In the world of machine learning, innovation requires the use of data. However, the reality for many companies is that data access and environmental controls, which are vital for security, can also add inefficiencies to the model development and testing life cycle.
To overcome this challenge and help companies Capital One has provided an open resource for a new project called Synthetic Data.
“With this tool, data sharing can be done safely and quickly allowing for faster hypothesis testing and iteration of ideas,” said Taylor Turner, lead machine learning engineer and co-developer of Synthetic Data.
Synthetic data generates artificial data that can be used instead of “real” data. They often contain the same schema and statistical properties as the original data, but do not include personally identifiable information. This is most useful in situations where complex, non-linear datasets are needed, as is often the case in deep learning models.
Utilizing Synthetic Data involves the model builder furnishing the necessary statistical properties for the experiment’s dataset. This includes details such as the marginal distribution among inputs, correlation between inputs, and an analytical expression that establishes the mapping from inputs to outputs.
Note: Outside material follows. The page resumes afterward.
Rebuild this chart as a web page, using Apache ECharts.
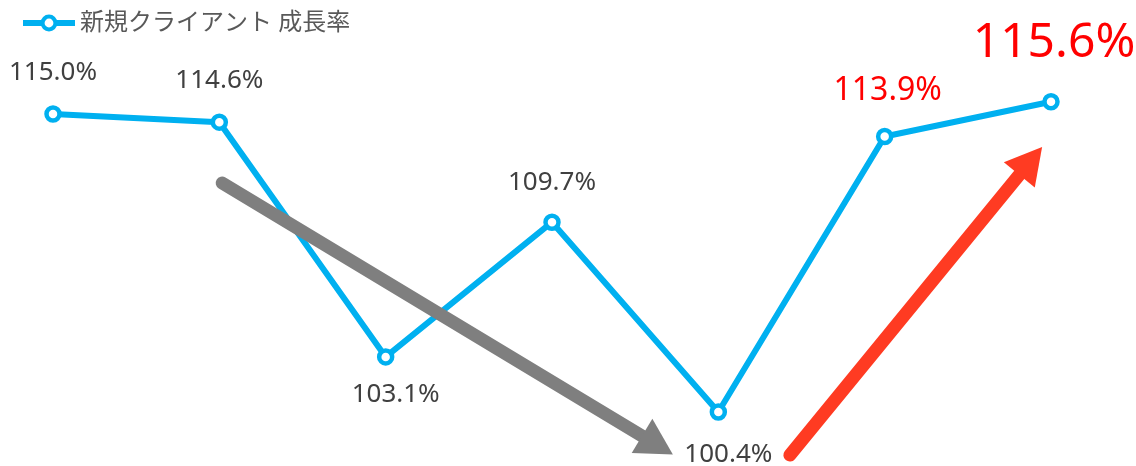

“And then you can experiment to your heart’s content. It’s as simple as possible, yet as artistically flexible as needed to do this type of machine learning”, said Brian Barr, senior machine learning engineer and researcher at Capital One.
According to Barr, there were some early efforts in the 1980s around synthetic data that led to capabilities in the popular Python machine learning library scikit-learn. However, as machine learning has evolved those capabilities are “not as flexible and complete for deep learning where there’s nonlinear relationships between inputs and outputs,” said Barr.
The Synthetic Data initiative originated within Capital One’s machine learning research program, which is dedicated to exploring and advancing progressive methods, applications, and techniques in machine learning to enhance the simplicity and security of banking. It emerged from the Capital One research paper, “Towards Ground Truth Explainability on Tabular Data,” co-authored by Barr.
“Sharing our research and developing tools for the open-source community are integral aspects of our mission at Capital One. We are excited about the ongoing exploration of the synergies between data profiling and synthetic data, and we are committed to sharing our insights”, Turner stated.
This project seamlessly integrates with Data Profiler, Capital One’s open-source machine learning library designed for monitoring large datasets and identifying sensitive information that requires secure handling. Data Profiler compiles the dataset’s representative statistics, and Synthetic Data can then be generated based on these empirical metrics.